Since this is in my headspace and I had an idea, I'm going to jot it down before I forget it.

I think my preferred design direction for this would be...

We constrain the header nav to one line. No wrapping. As soon as we start running out of space, first we compactify the search button, then start popping groups of items off the edges in a defined order into the hamburger menus.

Defined order would probably have to be:

  1. First pop the icon links together (twitter, github, etc.) into the right hamburger menu (currently these end up in the left hamburger menu, which I think is a mistake)
  2. Light/dark button -> right
  3. Version switcher + header nav links -> left

I'm not quite sure how much work this would be though, nor if constraining the header nav to a single line is feasible or too much work or truly desirable.

gabalafou commented 1 month ago

nor if constraining the header nav to a single line is feasible or too much work or truly desirable.

To elaborate... some of the sites that adopt the theme might need to display four or five links with long titles in the header nav. They might prefer to have the header nav height expand rather than have those header nav links moved into the left hamburger menu. See for example the third screenshot in the PR description, the one with the long links.

drammock commented 1 month ago

See for example the third screenshot in the PR description, the one with the long links.

this site (from one of our regular bug-reporters) would be a good test-bed for any changes; it has 8 header nav items and several of them are fairly long.

dbitouze commented 1 month ago

this site (from one of our regular bug-reporters) would be a good test-bed for any changes; it has 8 header nav items and several of them are fairly long.

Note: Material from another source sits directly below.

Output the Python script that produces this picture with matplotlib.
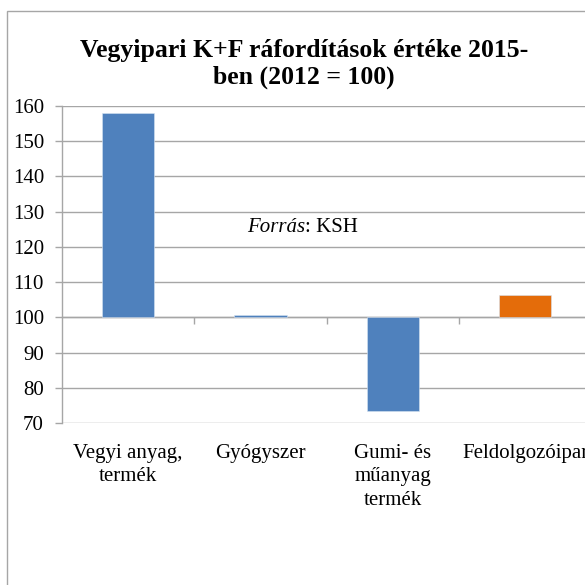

It would be a pleasure! :smiley:

sneakers-the-rat commented 1 month ago

For sighted users, if the search button is on the right side of the page on both a wide desktop and a mobile screen, I don't think it would be a good idea to put the search button on the left side of the page on a medium-wide screen. It might look better visually, but I think it will upset users' expectations.

yep. spent awhile trying to do that, and so:

Ideally, rather than wrap, the search bar and items would just be hidden, but that would require JS since the CSS-only approach of setting a fixed height to the bar and hiding overflow wouldn't work here because the More menu would be cut off too.

because the issue is need for real estate, so would either need to swap out to a search icon you could expand the search bar from or hide it entirely, but was trying to make a minimal PR. if you don't think it's an improvement then close this, bc i see it as an unambiguous improvement even if it's not the ideal.

As soon as we start running out of space, first we compactify the search button, then start popping groups of items off the edges in a defined order into the hamburger menus.

sure, again requiring JS intervention and lots of breakpoints or size checking. this is specifically an intermediate screen width issue where wrapping and >1.5em is fine, mobile is already one line. from what i saw the 5 links "more" collapse is hardcoded at generation time so would need a rewrite of that too.

this site (from one of our regular bug-reporters) would be a good test-bed for any changes; it has 8 header nav items and several of them are fairly long.

included long header and nav items in the example in OP too

gabalafou commented 1 month ago

Thanks for your feedback, I'll try to get back to you in the next few days

sneakers-the-rat commented 1 month ago

re-read that and it comes across as more negative than i intended, i just meant i wasn't sure about y'alls process and if it's more of a pain than it's worth go ahead and do it however you'd normally do it, i don't have much time to fix it atm and just didn't want it hanging out indefinitely for y'all :). just trying to help is all not cause a headache.